* The exercise:
Starting at the first line of the entries, extract each line up to and including the one that contains "const X_INTERVAL = 15;", but leave out the pictures.

[Start Exercise data]

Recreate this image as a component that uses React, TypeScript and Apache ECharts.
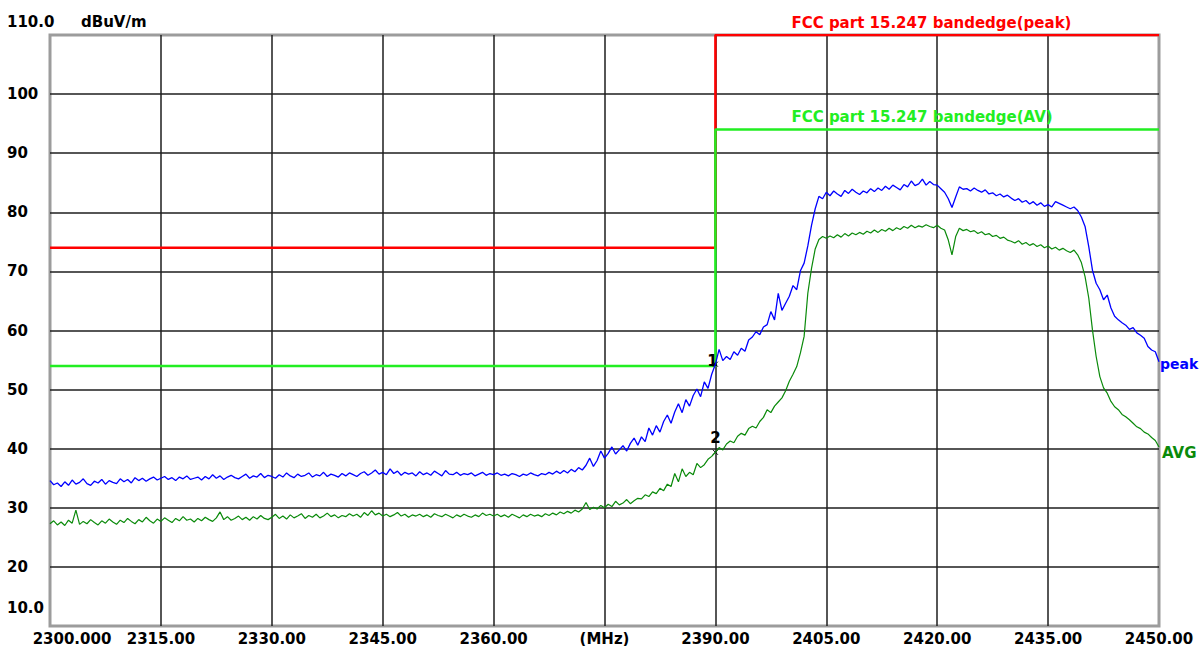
import React, { useEffect, useRef } from "react";
import * as echarts from "echarts";

// ---- data ----
const FREQ_START = 2300; // MHz
const FREQ_STEP = 0.5; // MHz between trace points
const FREQ_SPAN = 150;
const X_INTERVAL = 15;

const xTickLabels = ["2300.000", "2315.00", "2330.00", "2345.00", "2360.00", "(MHz)", "2390.00", "2405.00", "2420.00", "2435.00", "2450.00"];
const yTickLabels = ["10.0", "20", "30", "40", "50", "60", "70", "80", "90", "100", "110.0"];

const peakTrace = [
  34.6, 33.9, 34.2, 33.6, 34.4, 33.8, 34.7, 34.0, 34.3, 34.9, 34.1, 33.8, 34.5, 34.2, 34.8, 34.0, 34.6, 34.3, 34.1, 34.9,
  34.4, 34.8, 34.2, 35.1, 34.6, 35.0, 34.5, 34.9, 35.2, 34.7, 35.0, 35.3, 34.8, 35.1, 34.6, 35.2, 34.9, 35.4, 34.8, 35.0,
  35.2, 34.7, 35.3, 34.9, 35.6, 35.0, 35.4, 34.8, 35.2, 35.5, 35.1, 34.9, 35.3, 35.7, 35.0, 35.4, 35.2, 35.8, 35.1, 35.5,
  35.3, 35.0, 35.6, 35.2, 35.9, 35.4, 35.1, 35.7, 35.3, 35.5, 35.9, 35.2, 35.6, 35.4, 36.0, 35.3, 35.7, 35.5, 35.2, 35.8,
  35.4, 35.9, 35.6, 35.3, 35.8, 36.1, 35.5, 35.9, 36.4, 35.7, 36.0, 35.6, 36.6, 35.8, 36.2, 35.5, 36.0, 35.7, 35.9, 35.4,
  36.1, 35.6, 35.9, 35.5, 36.2, 35.8, 35.4, 36.3, 35.7, 35.6, 36.0, 35.5, 35.8, 35.6, 35.9, 35.4, 35.7, 36.0, 35.5, 35.8,
  35.6, 35.9, 35.5, 35.7, 35.4, 35.8, 35.6, 35.3, 35.7, 35.5, 35.9, 35.6, 35.4, 35.8, 35.6, 36.0, 35.7, 36.2, 35.8, 36.3,
  35.9, 36.5, 36.1, 36.8, 36.4, 37.2, 38.4, 37.0, 38.0, 39.6, 38.4, 39.2, 40.3, 39.1, 39.8, 40.5, 39.6, 40.9, 41.8, 40.6,
  42.0, 41.2, 43.5, 42.3, 43.9, 42.8, 44.6, 45.7, 44.3, 46.2, 47.6, 46.1, 48.3, 47.2, 49.0, 50.1, 48.8, 51.3, 50.2, 52.6,
  54.3, 56.8, 54.9, 55.6, 55.1, 56.4, 55.8, 57.0, 56.5, 58.4, 58.9, 59.8, 59.3, 60.6, 61.0, 63.2, 61.8, 66.3, 63.4, 64.6,
  65.8, 67.6, 66.9, 70.1, 71.4, 74.3, 77.8, 80.6, 82.7, 82.3, 83.4, 82.8, 83.6, 83.1, 82.7, 83.7, 83.2, 83.9, 83.4, 83.0,
  83.6, 83.3, 84.0, 83.5, 84.1, 83.7, 84.4, 83.9, 84.6, 84.2, 83.8, 84.7, 84.3, 85.3, 84.5, 84.8, 85.6, 84.6, 85.2, 84.7,
  84.6, 84.0, 83.4, 82.3, 80.8, 82.6, 84.3, 83.9, 84.0, 83.6, 84.1, 83.7, 83.4, 83.8, 83.1, 83.3, 82.8, 83.1, 82.6, 82.9,
  82.4, 82.0, 82.3, 81.7, 82.0, 81.4, 81.8, 81.2, 81.6, 81.0, 81.3, 80.9, 81.8, 81.5, 81.2, 80.9, 80.6, 80.9, 80.3, 79.2,
  77.6, 74.2, 70.2, 68.0, 66.9, 65.2, 66.0, 63.8, 62.4, 61.8, 61.3, 60.9, 60.2, 60.5, 59.6, 59.2, 58.7, 57.3, 56.7, 56.4,
  54.7,
];

const avgTrace = [
  27.3, 27.8, 27.1, 27.6, 27.0, 27.9, 27.4, 29.6, 27.2, 27.7, 27.3, 28.0, 27.5, 27.1, 27.8, 27.4, 28.1, 27.6, 27.2, 27.9,
  27.5, 28.2, 27.7, 27.3, 28.0, 27.6, 28.4, 27.8, 27.4, 28.1, 27.7, 28.3, 27.9, 27.5, 28.2, 27.8, 28.5, 27.9, 28.1, 27.6,
  28.2, 27.8, 28.4, 28.0, 27.7, 28.3, 29.3, 28.0, 28.5, 27.9, 28.2, 28.6, 28.0, 28.4, 27.9, 28.5, 28.1, 28.7, 28.2, 28.0,
  28.4, 28.9, 28.2, 28.6, 28.1, 28.8, 28.3, 28.6, 29.0, 28.2, 28.7, 28.4, 28.9, 28.3, 28.6, 29.1, 28.5, 28.8, 28.3, 28.7,
  28.5, 29.0, 28.6, 28.9, 28.4, 29.2, 28.7, 29.5, 28.8, 29.1, 28.6, 28.9, 28.5, 28.8, 29.2, 28.6, 28.9, 28.4, 28.8, 28.6,
  28.9, 28.5, 28.8, 28.4, 29.0, 28.7, 28.5, 28.9, 28.6, 28.3, 28.8, 28.5, 28.9, 28.6, 28.4, 28.8, 28.5, 29.1, 28.7, 28.9,
  28.6, 28.9, 28.5, 28.8, 28.4, 28.9, 28.6, 28.3, 28.8, 28.5, 28.9, 28.6, 28.8, 28.5, 29.0, 28.7, 29.1, 28.8, 29.3, 29.0,
  29.4, 29.1, 29.6, 29.3, 29.8, 30.9, 29.7, 30.1, 29.8, 30.4, 30.0, 30.6, 30.2, 31.1, 30.5, 30.8, 31.4, 30.7, 31.2, 31.6,
  31.5, 32.2, 31.9, 32.7, 32.4, 33.3, 32.9, 34.0, 33.6, 35.8, 34.4, 36.6, 35.3, 36.0, 35.6, 37.5, 36.8, 37.3, 38.2, 38.7,
  39.4, 40.2, 39.8, 40.8, 41.3, 41.0, 42.1, 42.6, 42.3, 43.4, 43.8, 43.5, 44.6, 45.3, 46.6, 46.1, 47.2, 47.9, 48.6, 49.8,
  51.4, 52.6, 53.9, 56.2, 59.0, 66.3, 70.5, 73.8, 75.4, 75.9, 75.6, 76.0, 75.7, 76.2, 75.8, 76.4, 76.0, 76.5, 76.2, 76.6,
  76.3, 76.8, 76.5, 77.0, 76.6, 77.1, 76.8, 77.3, 76.9, 77.4, 77.1, 77.6, 77.3, 77.8, 77.4, 77.7, 77.5, 77.9, 77.6, 77.4,
  77.8, 77.3, 77.0, 75.3, 72.8, 75.9, 77.3, 76.9, 77.1, 76.7, 76.9, 76.4, 76.7, 76.2, 76.4, 75.9, 76.1, 75.6, 75.8, 75.3,
  75.1, 74.8, 75.2, 74.6, 74.9, 74.4, 74.7, 74.2, 74.5, 74.0, 74.3, 73.8, 74.1, 73.6, 73.9, 73.5, 73.2, 73.6, 72.8, 71.5,
  69.1, 65.5, 60.1, 55.6, 52.2, 50.3, 49.4, 48.0, 47.1, 46.6, 45.8, 45.4, 44.9, 44.3, 43.7, 43.4, 42.8, 42.5, 41.9, 41.4,
  40.3,
];

const limitFreqs = [2300, 2390, 2390, 2450];
const peakLimitLevels = [74, 74, 110, 110];
const avLimitLevels = [54, 54, 94, 94];
const limitLabels = ["FCC part 15.247 bandedge(peak)", "FCC part 15.247 bandedge(AV)"];

const markerNames = ["1", "2"];
const markerFreqs = [2390, 2390];
const markerLevels = [54.3, 39.4];

// ---- styles ----
const FONT = "DejaVu Sans";
const BLUE = "#0000ff";
const DKGREEN = "#0a8a0a";
const RED = "#ff0000";
const LIMGREEN = "#22ee22";

const toXY = (trace: number[]) => trace.map((v, i) => [i * FREQ_STEP, v]);
const limitXY = (levels: number[]) => limitFreqs.map((f, i) => [f - FREQ_START, levels[i]]);

export default function App() {
  const ref = useRef<HTMLDivElement>(null);
  useEffect(() => {
    if (!ref.current) return;
    const chart = echarts.init(ref.current, undefined, { renderer: "svg" });
    const markerStyle = {
      symbol: "path://M0,0L10,10M10,0L0,10",
      symbolSize: 5,
      itemStyle: { color: "transparent", borderColor: "#000", borderWidth: 1 },
    };
    chart.setOption({
      animation: false,
      backgroundColor: "#ffffff",
      textStyle: { fontFamily: FONT, fontWeight: "bold", fontSize: 15 },
      grid: {
        left: 50,
        right: 41,
        top: 35,
        bottom: 20,
        show: true,
        borderColor: "#9c9c9c",
        borderWidth: 3,
        backgroundColor: "#ffffff",
      },
      xAxis: {
        type: "value",
        min: 0,
        max: FREQ_SPAN,
        interval: X_INTERVAL,
        axisLine: { show: false },
        axisTick: { show: false },
        splitLine: { show: true, showMinLine: false, showMaxLine: false, lineStyle: { color: "#1e1e1e", width: 1.5 } },
        axisLabel: {
          margin: 5,
          color: "#000",
          fontFamily: FONT,
          fontWeight: "bold",
          fontSize: 15,
          formatter: (v: number) => {
            const i = Math.round(v / X_INTERVAL);
            const t = xTickLabels[i];
            return i === 0 ? `{first|${t}}` : t;
          },
          rich: {
            first: { padding: [0, 0, 0, 44], color: "#000", fontFamily: FONT, fontWeight: "bold", fontSize: 15 },
          },
        },
      },
      yAxis: {
        type: "value",
        min: 10,
        max: 110,
        interval: 10,
        axisLine: { show: false },
        axisTick: { show: false },
        splitLine: { show: true, showMinLine: false, showMaxLine: false, lineStyle: { color: "#1e1e1e", width: 1.5 } },
        axisLabel: {
          align: "left",
          margin: 43,
          color: "#000",
          fontFamily: FONT,
          fontWeight: "bold",
          fontSize: 15,
          formatter: (v: number) => {
            const i = Math.round((v - 10) / 10);
            const t = yTickLabels[i];
            if (i === yTickLabels.length - 1) return `{top|${t}}`;
            if (i === 0) return `{bot|${t}}`;
            return t;
          },
          rich: {
            top: { padding: [0, 0, 26, 0], color: "#000", fontFamily: FONT, fontWeight: "bold", fontSize: 15 },
            bot: { padding: [0, 0, 36, 0], color: "#000", fontFamily: FONT, fontWeight: "bold", fontSize: 15 },
          },
        },
      },
      series: [
        {
          type: "line",
          name: "peak limit",
          data: limitXY(peakLimitLevels),
          symbol: "none",
          lineStyle: { color: RED, width: 2.5 },
          silent: true,
          z: 3,
        },
        {
          type: "line",
          name: "AV limit",
          data: limitXY(avLimitLevels),
          symbol: "none",
          lineStyle: { color: LIMGREEN, width: 2.5 },
          silent: true,
          z: 4,
        },
        {
          type: "line",
          name: "AVG",
          data: toXY(avgTrace),
          symbol: "none",
          lineStyle: { color: DKGREEN, width: 1.2 },
          z: 5,
          endLabel: {
            show: true,
            formatter: "AVG",
            color: DKGREEN,
            fontFamily: FONT,
            fontWeight: "bold",
            fontSize: 15,
            distance: 3,
            offset: [0, 6],
          },
          markPoint: {
            ...markerStyle,
            data: [
              {
                coord: [markerFreqs[1] - FREQ_START, markerLevels[1]],
                label: { show: true, formatter: markerNames[1], position: "inside", offset: [0, -14], color: "#000", fontFamily: FONT, fontWeight: "bold", fontSize: 15 },
              },
            ],
          },
        },
        {
          type: "line",
          name: "peak",
          data: toXY(peakTrace),
          symbol: "none",
          lineStyle: { color: BLUE, width: 1.3 },
          z: 6,
          endLabel: {
            show: true,
            formatter: "peak",
            color: BLUE,
            fontFamily: FONT,
            fontWeight: "bold",
            fontSize: 14,
            distance: 1,
            offset: [0, 2],
          },
          markPoint: {
            ...markerStyle,
            data: [
              {
                coord: [markerFreqs[0] - FREQ_START, markerLevels[0]],
                label: { show: true, formatter: markerNames[0], position: "inside", offset: [-3, -3], color: "#000", fontFamily: FONT, fontWeight: "bold", fontSize: 15 },
              },
            ],
          },
        },
      ],
    });

    const topLeft = chart.convertToPixel({ gridIndex: 0 }, [0, 110]) as number[];
    const peakCorner = chart.convertToPixel({ gridIndex: 0 }, [limitFreqs[1] - FREQ_START, peakLimitLevels[2]]) as number[];
    const avCorner = chart.convertToPixel({ gridIndex: 0 }, [limitFreqs[1] - FREQ_START, avLimitLevels[2]]) as number[];
    const font = `bold 15px "${FONT}"`;
    chart.setOption({
      graphic: [
        {
          type: "text",
          x: topLeft[0] + 31,
          y: topLeft[1] - 13,
          style: { text: "dBuV/m", fill: "#000", font, verticalAlign: "middle", align: "left" },
        },
        {
          type: "text",
          x: peakCorner[0] + 76,
          y: peakCorner[1] - 12,
          style: { text: limitLabels[0], fill: RED, font, verticalAlign: "middle", align: "left" },
        },
        {
          type: "text",
          x: avCorner[0] + 76,
          y: avCorner[1] - 13,
          style: { text: limitLabels[1], fill: LIMGREEN, font, verticalAlign: "middle", align: "left" },
        },
      ],
    });

    return () => chart.dispose();
  }, []);
  return (
    <div
      ref={ref}
      style={{ position: "absolute", left: 0, top: 0, width: 1200, height: 646, background: "#fff" }}
    />
  );
}
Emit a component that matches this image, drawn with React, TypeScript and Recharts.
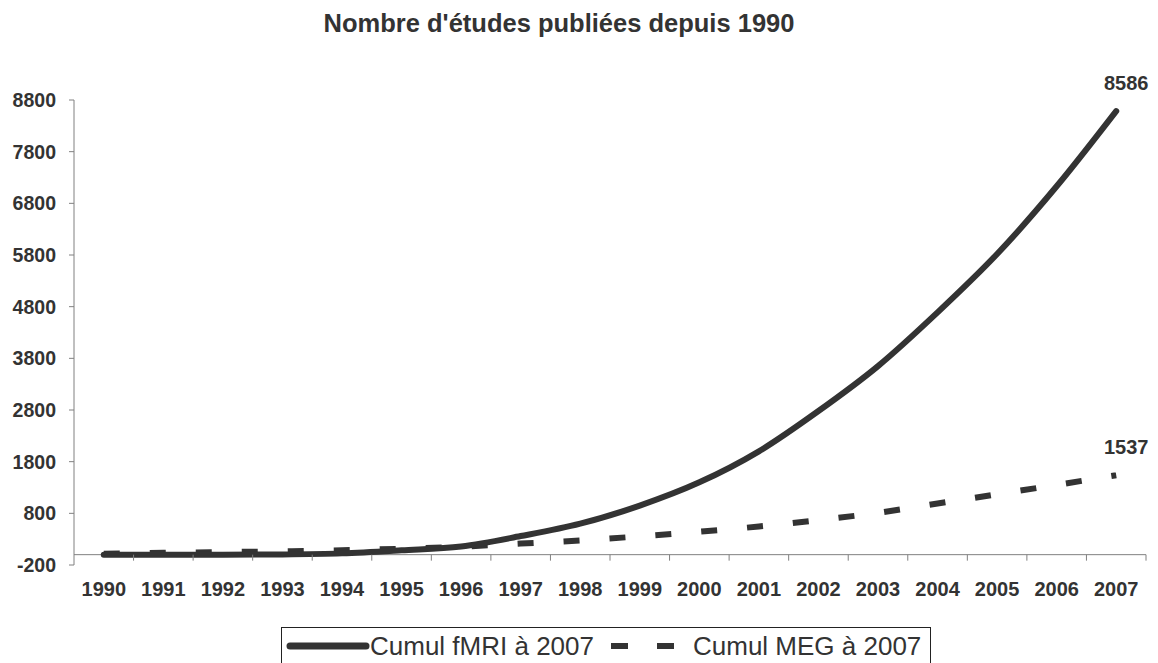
import React from 'react';
import { LineChart, Line, XAxis, YAxis, ReferenceLine, Legend, LabelList } from 'recharts';

const years = ['1990', '1991', '1992', '1993', '1994', '1995', '1996', '1997', '1998', '1999',
    '2000', '2001', '2002', '2003', '2004', '2005', '2006', '2007'];
// cumul fMRI / MEG
const fmriCumul = [0, 0, 0, 5, 25, 85, 160, 360, 600, 950, 1400, 2000, 2780, 3650, 4690, 5820, 7130, 8586];
const megCumul = [20, 35, 50, 65, 85, 115, 155, 215, 275, 355, 445, 545, 670, 810, 990, 1170, 1350, 1537];
const yTicks = [-200, 800, 1800, 2800, 3800, 4800, 5800, 6800, 7800, 8800];

const title = "Nombre d'études publiées depuis 1990";
const fmriName = 'Cumul fMRI à 2007';
const megName = 'Cumul MEG à 2007';

const data = years.map((year, i) => ({ year, fmri: fmriCumul[i], meg: megCumul[i] }));

const W = 1158;
const H = 663;
const FONT = '"Liberation Sans", Arial, sans-serif';
const INK = '#333333';
const AXIS = '#808080';

// zone de tracé
const PLOT_LEFT = 74;
const PLOT_RIGHT = 1146;
const PLOT_TOP = 100;
const PLOT_BOTTOM = 565;
const STEP = (PLOT_RIGHT - PLOT_LEFT) / years.length;
const ZERO_UP = (200 / 9000) * (PLOT_BOTTOM - PLOT_TOP);

const YearTick = (props: any) => {
    const { x, y, payload } = props;
    const axisY = y - ZERO_UP;
    return (
        <g>
            <line x1={x + STEP / 2} x2={x + STEP / 2} y1={axisY} y2={axisY + 6} stroke={AXIS} />
            <text x={x} y={y + 31} textAnchor="middle" fill={INK} fontSize={20} fontWeight="bold" fontFamily={FONT}>
                {payload.value}
            </text>
        </g>
    );
};

const lastLabel = (props: any) => {
    const { x, y, value, index } = props;
    if (index !== years.length - 1) return null;
    return (
        <text x={x + 10} y={y - 21} textAnchor="middle" fill={INK} fontSize={20} fontWeight="bold" fontFamily={FONT}>
            {value}
        </text>
    );
};

const LegendBox = () => (
    <div style={{
        border: '1px solid #222', height: 50, boxSizing: 'border-box', display: 'flex',
        alignItems: 'flex-start', fontFamily: FONT, fontSize: 26, color: INK, whiteSpace: 'nowrap',
    }}>
        <svg width={84} height={20} style={{ marginLeft: 4, marginTop: 8 }}>
            <line x1={4} x2={80} y1={10} y2={10} stroke={INK} strokeWidth={7} strokeLinecap="round" />
        </svg>
        <span style={{ marginTop: 3 }}>{fmriName}</span>
        <svg width={64} height={20} style={{ marginLeft: 17, marginTop: 8 }}>
            <line x1={0} x2={64} y1={10} y2={10} stroke={INK} strokeWidth={6} strokeDasharray="17 29" />
        </svg>
        <span style={{ marginTop: 3, marginLeft: 18 }}>{megName}</span>
    </div>
);

export default function App() {
    return (
        <div style={{ position: 'absolute', left: 0, top: 0, width: W, height: H, background: '#fff', overflow: 'hidden' }}>
            <div style={{
                position: 'absolute', left: 0, width: W - 40, top: 9, textAlign: 'center',
                fontFamily: FONT, fontWeight: 'bold', fontSize: 25.5, color: INK,
            }}>
                {title}
            </div>
            <LineChart width={W} height={H} data={data}
                margin={{ top: PLOT_TOP, right: W - PLOT_RIGHT, left: 0, bottom: 0 }}>
                <XAxis dataKey="year" scale="band" height={H - PLOT_BOTTOM}
                    axisLine={false} tickLine={false} tickSize={0} tickMargin={0}
                    interval={0} tick={<YearTick />} />
                <YAxis width={PLOT_LEFT} domain={[-200, 8800]} ticks={yTicks} interval={0}
                    stroke={AXIS} tickSize={5} tickMargin={13}
                    tick={{ fill: INK, fontSize: 19.5, fontWeight: 'bold', fontFamily: FONT }} />
                <ReferenceLine y={0} stroke={AXIS} />
                <Legend layout="horizontal" verticalAlign="middle" align="center"
                    wrapperStyle={{ left: 281, top: 627, width: 650, height: 50, bottom: 'auto' }}
                    content={<LegendBox />} />
                <Line dataKey="meg" name={megName} type="monotone" stroke={INK} strokeWidth={6}
                    strokeDasharray="16 30" dot={false} isAnimationActive={false}>
                    <LabelList dataKey="meg" content={lastLabel} />
                </Line>
                <Line dataKey="fmri" name={fmriName} type="monotone" stroke={INK} strokeWidth={6}
                    strokeLinecap="round" dot={false} isAnimationActive={false}>
                    <LabelList dataKey="fmri" content={lastLabel} />
                </Line>
            </LineChart>
        </div>
    );
}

[End Exercise data]

* The solution:
Recreate this image as a component that uses React, TypeScript and Apache ECharts.
import React, { useEffect, useRef } from "react";
import * as echarts from "echarts";

// ---- data ----
const FREQ_START = 2300; // MHz
const FREQ_STEP = 0.5; // MHz between trace points
const FREQ_SPAN = 150;
const X_INTERVAL = 15;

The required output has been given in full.